The book thus raises and re-evaluates the long-standing question of who may legitimately be killed in war, showing not least how “warmaking and lawmaking processes” are “deeply intertwined” (130). Human shields provide an intriguing angle from which to view and reflect on this question. We are used to thinking in terms of the pernicious effects of warfare on civilians who are predominantly imagined, in law and ethics, as distinct from combatants, as ‘innocent’ in respect of warfare. The ability and willingness to observe discrimination (a term uniquely, I think, in this context bearing a positive connotation)—that is, to distinguish between civilians and combatants and not to target the former—is absolutely central to conceptualizations of legitimate violence, serving not least to contrast our ethical wars from their terrorism.[1] This distinction is, however, much more problematic than is generally admitted.

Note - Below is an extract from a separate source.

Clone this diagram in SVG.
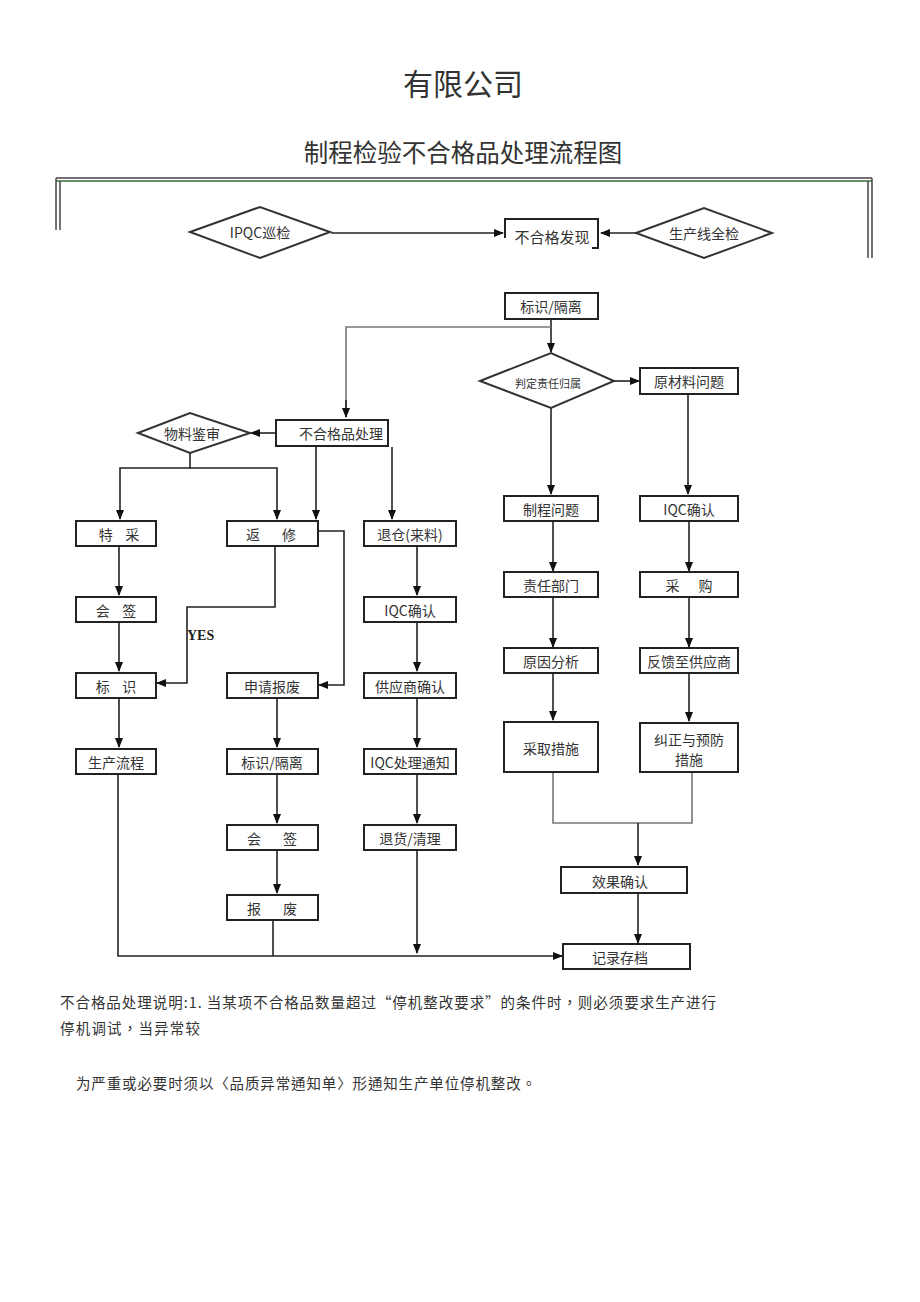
<svg xmlns="http://www.w3.org/2000/svg" width="920" height="1302" viewBox="0 0 920 1302">
<style>
.t{font-family:"Noto Sans CJK SC","Noto Sans",sans-serif;fill:#333;text-anchor:middle;dominant-baseline:central}
.b{fill:#fff;stroke:#222;stroke-width:2}
.d{fill:#fff;stroke:#333;stroke-width:2}
.c{fill:none;stroke:#222;stroke-width:1.6}
.g{fill:none;stroke:#777;stroke-width:1.6}
.f{fill:none;stroke:#444;stroke-width:1.5}
</style>
<defs>
<marker id="a" markerWidth="10" markerHeight="10" refX="9" refY="5" orient="auto" markerUnits="userSpaceOnUse">
<path d="M0,1 L10,5 L0,9 Z" fill="#111"/>
</marker>
</defs>
<rect width="920" height="1302" fill="#fff"/>
<text class="t" x="463" y="82" font-size="30">有限公司</text>
<text class="t" x="463" y="151" font-size="24.5">制程检验不合格品处理流程图</text>
<g id="frame">
<line class="f" x1="56" y1="178" x2="872" y2="178"/>
<line x1="56" y1="181" x2="872" y2="181" stroke="#3a6a3a" stroke-width="1.5"/>
<line class="f" x1="56" y1="178" x2="56" y2="230"/>
<line class="f" x1="60" y1="181" x2="60" y2="230"/>
<line class="f" x1="868" y1="181" x2="868" y2="258"/>
<line class="f" x1="872" y1="178" x2="872" y2="258"/>
</g>
<g id="connectors">
<line class="c" x1="331" y1="233" x2="503" y2="233" marker-end="url(#a)"/>
<line class="c" x1="636" y1="233" x2="601" y2="233" marker-end="url(#a)"/>
<line class="c" x1="551" y1="320" x2="551" y2="352" marker-end="url(#a)"/>
<polyline class="g" points="551,327 346,327 346,417" />
<line class="c" x1="346" y1="400" x2="346" y2="417" marker-end="url(#a)"/>
<line class="c" x1="614" y1="381" x2="639" y2="381" marker-end="url(#a)"/>
<line class="c" x1="276" y1="433" x2="251" y2="433" marker-end="url(#a)"/>
<polyline class="c" points="190,453 190,468 120,468 120,519" marker-end="url(#a)"/>
<polyline class="c" points="190,468 277,468 277,519" marker-end="url(#a)"/>
<line class="c" x1="316" y1="447" x2="316" y2="519" marker-end="url(#a)"/>
<line class="c" x1="392" y1="447" x2="392" y2="519" marker-end="url(#a)"/>
<line class="c" x1="551" y1="408" x2="551" y2="494" marker-end="url(#a)"/>
<line class="c" x1="688" y1="395" x2="688" y2="494" marker-end="url(#a)"/>
<line class="c" x1="119" y1="547" x2="119" y2="595" marker-end="url(#a)"/>
<line class="c" x1="119" y1="623" x2="119" y2="671" marker-end="url(#a)"/>
<line class="c" x1="119" y1="699" x2="119" y2="747" marker-end="url(#a)"/>
<polyline class="c" points="275,547 275,607 187,607 187,683 157,683" marker-end="url(#a)"/>
<polyline class="c" points="319,531 344,531 344,685 319,685" marker-end="url(#a)"/>
<line class="c" x1="277" y1="699" x2="277" y2="747" marker-end="url(#a)"/>
<line class="c" x1="277" y1="774" x2="277" y2="823" marker-end="url(#a)"/>
<line class="c" x1="277" y1="850" x2="277" y2="893" marker-end="url(#a)"/>
<line class="c" x1="417" y1="547" x2="417" y2="595" marker-end="url(#a)"/>
<line class="c" x1="417" y1="623" x2="417" y2="671" marker-end="url(#a)"/>
<line class="c" x1="417" y1="699" x2="417" y2="747" marker-end="url(#a)"/>
<line class="c" x1="417" y1="774" x2="417" y2="823" marker-end="url(#a)"/>
<line class="c" x1="417" y1="850" x2="417" y2="953" marker-end="url(#a)"/>
<polyline class="c" points="118,774 118,956 562,956" marker-end="url(#a)"/>
<line class="c" x1="273" y1="920" x2="273" y2="956"/>
<line class="c" x1="553" y1="522" x2="553" y2="571" marker-end="url(#a)"/>
<line class="c" x1="553" y1="598" x2="553" y2="647" marker-end="url(#a)"/>
<line class="c" x1="553" y1="674" x2="553" y2="720" marker-end="url(#a)"/>
<line class="c" x1="689" y1="522" x2="689" y2="571" marker-end="url(#a)"/>
<line class="c" x1="689" y1="598" x2="689" y2="647" marker-end="url(#a)"/>
<line class="c" x1="689" y1="674" x2="689" y2="721" marker-end="url(#a)"/>
<polyline class="g" points="553,773 553,823 692,823 692,773"/>
<line class="c" x1="638" y1="823" x2="638" y2="865" marker-end="url(#a)"/>
<line class="c" x1="638" y1="894" x2="638" y2="943" marker-end="url(#a)"/>
</g>
<text x="187" y="640" font-family="Liberation Serif,serif" font-weight="bold" font-size="14" fill="#222">YES</text>
<g id="n-ipqc"><polygon class="d" points="190,232 260,207 330,232 260,258"/><text class="t" x="260" y="232" font-size="14">IPQC巡检</text></g>
<g id="n-found"><polyline fill="none" stroke="#222" stroke-width="2" points="505,238 505,219 598,219 598,248 592,248"/><text class="t" x="552" y="236" font-size="15">不合格发现</text></g>
<g id="n-line"><polygon class="d" points="636,233 704,208 772,233 704,258"/><text class="t" x="704" y="233" font-size="14">生产线全检</text></g>
<g id="n-mark"><rect class="b" x="505" y="293" width="93" height="26"/><text class="t" x="551" y="306" font-size="14">标识/隔离</text></g>
<g id="n-judge"><polygon class="d" points="480,381 551,353 614,381 551,408"/><text class="t" x="548" y="383" font-size="11">判定责任归属</text></g>
<g id="n-raw"><rect class="b" x="640" y="368" width="98" height="26"/><text class="t" x="689" y="381" font-size="14">原材料问题</text></g>
<g id="n-ng"><rect class="b" x="276" y="420" width="112" height="26"/><text class="t" x="341" y="433" font-size="14">不合格品处理</text></g>
<g id="n-review"><polygon class="d" points="138,433 190,413 250,433 190,453"/><text class="t" x="192" y="433" font-size="14">物料鉴审</text></g>
<g id="n-tc"><rect class="b" x="76" y="521" width="80" height="25"/><text class="t" x="119" y="534" font-size="14" xml:space="preserve">特    采</text></g>
<g id="n-fx"><rect class="b" x="227" y="521" width="91" height="25"/><text class="t" x="271" y="534" font-size="14" xml:space="preserve">返       修</text></g>
<g id="n-tcl"><rect class="b" x="364" y="521" width="92" height="25"/><text class="t" x="410" y="534" font-size="14">退仓(来料)</text></g>
<g id="n-hq1"><rect class="b" x="76" y="597" width="80" height="25"/><text class="t" x="116" y="610" font-size="14" xml:space="preserve">会    签</text></g>
<g id="n-iqc1"><rect class="b" x="364" y="597" width="92" height="25"/><text class="t" x="410" y="610" font-size="14">IQC确认</text></g>
<g id="n-bs"><rect class="b" x="76" y="673" width="80" height="25"/><text class="t" x="116" y="686" font-size="14" xml:space="preserve">标    识</text></g>
<g id="n-sqbf"><rect class="b" x="227" y="673" width="91" height="25"/><text class="t" x="272" y="686" font-size="14">申请报废</text></g>
<g id="n-gys"><rect class="b" x="364" y="673" width="92" height="25"/><text class="t" x="410" y="686" font-size="14">供应商确认</text></g>
<g id="n-sclc"><rect class="b" x="76" y="749" width="80" height="25"/><text class="t" x="116" y="762" font-size="14">生产流程</text></g>
<g id="n-bsgl"><rect class="b" x="227" y="749" width="91" height="25"/><text class="t" x="272" y="762" font-size="14">标识/隔离</text></g>
<g id="n-iqctz"><rect class="b" x="364" y="749" width="92" height="25"/><text class="t" x="410" y="762" font-size="14">IQC处理通知</text></g>
<g id="n-hq2"><rect class="b" x="227" y="825" width="91" height="25"/><text class="t" x="272" y="838" font-size="14" xml:space="preserve">会       签</text></g>
<g id="n-th"><rect class="b" x="364" y="825" width="92" height="25"/><text class="t" x="410" y="838" font-size="14">退货/清理</text></g>
<g id="n-bf"><rect class="b" x="227" y="895" width="91" height="25"/><text class="t" x="272" y="908" font-size="14" xml:space="preserve">报       废</text></g>
<g id="n-zcwt"><rect class="b" x="504" y="496" width="94" height="25"/><text class="t" x="551" y="509" font-size="14">制程问题</text></g>
<g id="n-iqc2"><rect class="b" x="640" y="496" width="98" height="25"/><text class="t" x="689" y="509" font-size="14">IQC确认</text></g>
<g id="n-zrbm"><rect class="b" x="504" y="572" width="94" height="25"/><text class="t" x="551" y="585" font-size="14">责任部门</text></g>
<g id="n-cg"><rect class="b" x="640" y="572" width="98" height="25"/><text class="t" x="689" y="585" font-size="14" xml:space="preserve">采      购</text></g>
<g id="n-yyfx"><rect class="b" x="504" y="648" width="94" height="25"/><text class="t" x="551" y="661" font-size="14">原因分析</text></g>
<g id="n-fk"><rect class="b" x="640" y="648" width="98" height="25"/><text class="t" x="689" y="661" font-size="14">反馈至供应商</text></g>
<g id="n-cqcs"><rect class="b" x="504" y="722" width="94" height="50"/><text class="t" x="551" y="748" font-size="14">采取措施</text></g>
<g id="n-jz"><rect class="b" x="640" y="723" width="98" height="49"/><text class="t" x="689" y="739" font-size="14">纠正与预防</text><text class="t" x="689" y="759" font-size="14">措施</text></g>
<g id="n-xg"><rect class="b" x="561" y="867" width="126" height="26"/><text class="t" x="620" y="881" font-size="14">效果确认</text></g>
<g id="n-jl"><rect class="b" x="563" y="944" width="127" height="25"/><text class="t" x="620" y="957" font-size="14">记录存档</text></g>
<g id="notes" font-family="Noto Sans CJK TC,Noto Sans CJK SC,sans-serif" font-size="14.5" fill="#333">
<text x="60" y="1008" textLength="656" lengthAdjust="spacing">不合格品处理说明:1. 当某项不合格品数量超过“停机整改要求”的条件时，则必须要求生产进行</text>
<text x="60" y="1034" textLength="140" lengthAdjust="spacing">停机调试，当异常较</text>
<text x="76" y="1089" textLength="460" lengthAdjust="spacing">为严重或必要时须以〈品质异常通知单〉形通知生产单位停机整改。</text>
</g>
</svg>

Human shields pose a problem because they are neither civilians in the strict sense nor combatants (5). That is, the classification on which the legality and legitimacy of killing in war depends becomes impossible (not uniquely, as the authors point out, highlighting irregulars as similarly unclassifiable). This produces “an ethical uncertainty or ambiguity” (8, 12). Crucially, the problem is not one simply of particular people failing to conform with clear classifications; it is one of the classifications themselves. As Gordon and Perugini rightly observe, “the ability to make distinctions and the insistence on their significance continue to be presented as part of the west’s cultural, technological and ethical superiority” (188). This, they suggest, masks the racism involved: in practice the distinction between civilians and combatants is racialized. Discrimination in the sense of distinguishing civilians from combatants is mediated by discrimination as we more commonly understand it. The terminology of Military Aged Males, for example, applied to the racialised populations living in what the west treats as a theatre of war, serves to present the casualties of western violence as really combatants, even if apparently civilians. The logic governing killability then could be said to be not so much that the west only kills civilians, but that those killed by the west cannot be (legitimate) civilians, except perhaps where their killing is positioned as an accident.[2]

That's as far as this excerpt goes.